Among other things, Tel Aviv had planned to take the Spanish organisers of the march to Gaza so they could witness a place "that is controlled by the fundamentalists of Hamas, who do not respect any human rights and believe that homosexuals should be killed," Schwartz said.

It's hard to imagine how such a propaganda tour to gawk at and mock imprisoned refugees for their "inferior" values could even be contemplated let alone actually pulled off. Nevertheless, the idea appears to be that gay people are supposed to come away feeling great that men can kiss on beaches in Tel Aviv, while 1.5 million "intolerant" people in Gaza are incarcerated, frequently bombed, deliberately deprived of basic necessities leading to growing child malnutrition and widespread food insecurity, and are blocked from entering or leaving what amounts to a giant concentration camp.

Its also notable that at least in the media coverage it is only Israeli gay men who are heard speaking.

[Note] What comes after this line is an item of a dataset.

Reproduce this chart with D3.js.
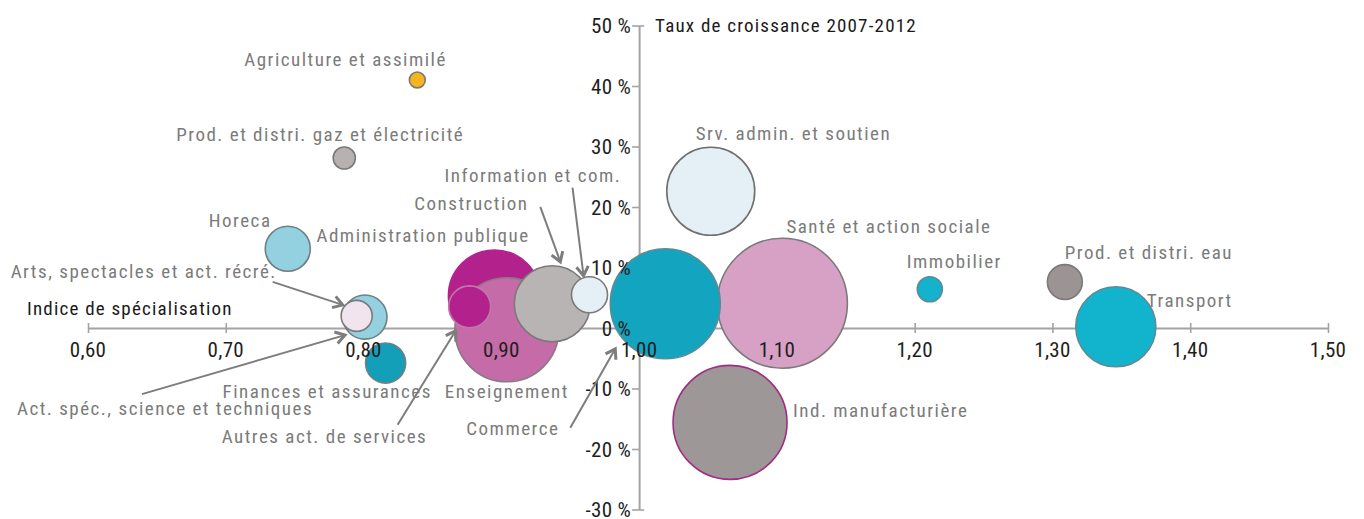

Where are the women and transgender people and what do they think?

Israeli government-sponsored cultural delegations of any sort are completely boycottable according to the Palestinian BDS campaign.

The idea that Israel's mainstream government-sponsored gay movement represents any sort of progressive element is further exposed by the fact that Tzipi Livni, former foreign minister, who bears direct personal responsibility for Israel's war crimes in Gaza spoke at Tel Aviv's official pride parade to a rapturous welcome.

Meanwhile in Toronto, the group Queers Against Israeli Apartheid has been banned from using its name if it wishes to participate in Toronto's official gay pride parade, leading many past and present honorees to withdraw their support of the parade in protest at this censorship.